Serves: 0
Course: Dessert
  • 150g ground almonds
  • 150g icing sugar
  • Food colour paste or gel (never liquid)
  • Egg whites (divided into 63g and 50g), at room temperature
  • 150g caster sugar
  • For the white-chocolate ganache:
  • 70g double cream
  • Zest of ½ orange
  • 200g white chocolate, chopped

1 First make the ganache filling. Heat the cream to just below boiling with the orange zest. Pour the hot cream over the chocolate, leave for 1 minute, stir until smooth, then allow to cool.

2 Cut two sheets of parchment paper to fit two large baking trays. (If you like, draw rows of 4cm circles on the reverse of the paper, as a guide for piping.)

3 Combine the ground almonds and icing sugar in a food processor and pulse to a powder-fine consistency, then pass through a medium-mesh sieve into a bowl. (This is important to remove large pieces of almond skin.)
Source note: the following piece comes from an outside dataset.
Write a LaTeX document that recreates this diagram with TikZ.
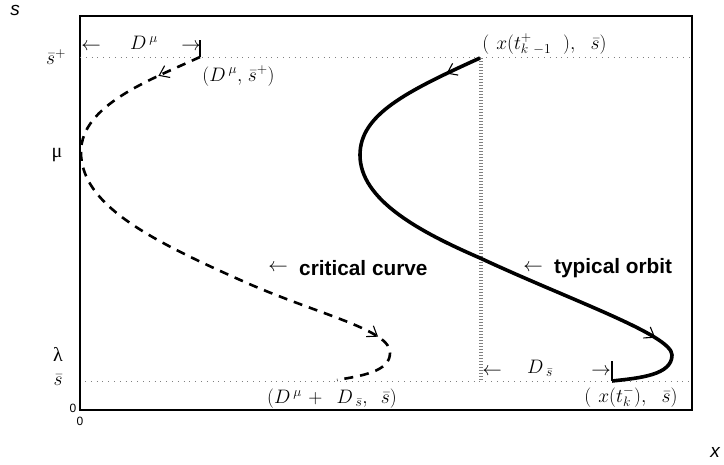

4 Weigh out the egg whites into two separate bowls. Dip two cocktail sticks in the food colouring and stir colour through the 63g portion of egg whites, then add the coloured whites into the bowl of sieved ingredients. (Lightly mix to a paste with a spatula, avoiding overmixing.)

5 To make the Swiss meringue combine the 50g of uncoloured egg whites and caster sugar in a large heatproof mixing bowl and set it atop a medium saucepan filled with an inch of water. For the next step it is important that the meringue temperature does not rise too far, so if you have a thermometer keep it handy. Heat the saucepan of water and whisk the sugar and egg whites inside the bowl until the sugar has dissolved and the temperature of the mixture turns warm but not actually hot. (Keep it under 50 Celsius). Remove the bowl to a work surface, then use an electric whisk to beat the mixture. Keep to a low speed to start with, then increase to high speed for five minutes, until the merignue is glossy and has a ripple effect. (It is ready once the base of the bowl is cool to the touch.)

6 Fold one-third of the meringue into the almond mixture (two cutting-and-folding turns with a large spatula should be enough), then carefully fold in the remaining third, avoiding overfolding. Stop when the mixture leaves a visible trail when it falls from a spatula (a good indication that the mixture will hold its shape once piped).

7 Fill a piping bag fitted with a 1cm-diameter round nozzle and pipe downwards into circles, leaving a half width between each.

8 Tap the trays on a flat surface to remove air bubbles. Leave the macarons to rest for 20 minutes, to allow a skin to form.

9 Preheat the oven to 190 Celsius on a conventional setting. (Avoid the fan setting). When ready to bake, reduce the oven temperature to 140 Celsius and bake one tray of macarons at a time on the middle shelf for 15 minutes. When baked they will have a "frilly foot" and should not move on the parchment if you press the shell.

10 Once completely cool, gently peel off the parchment. Pipe ganache on to half the shells, then sandwich with a second macaron, flat side down.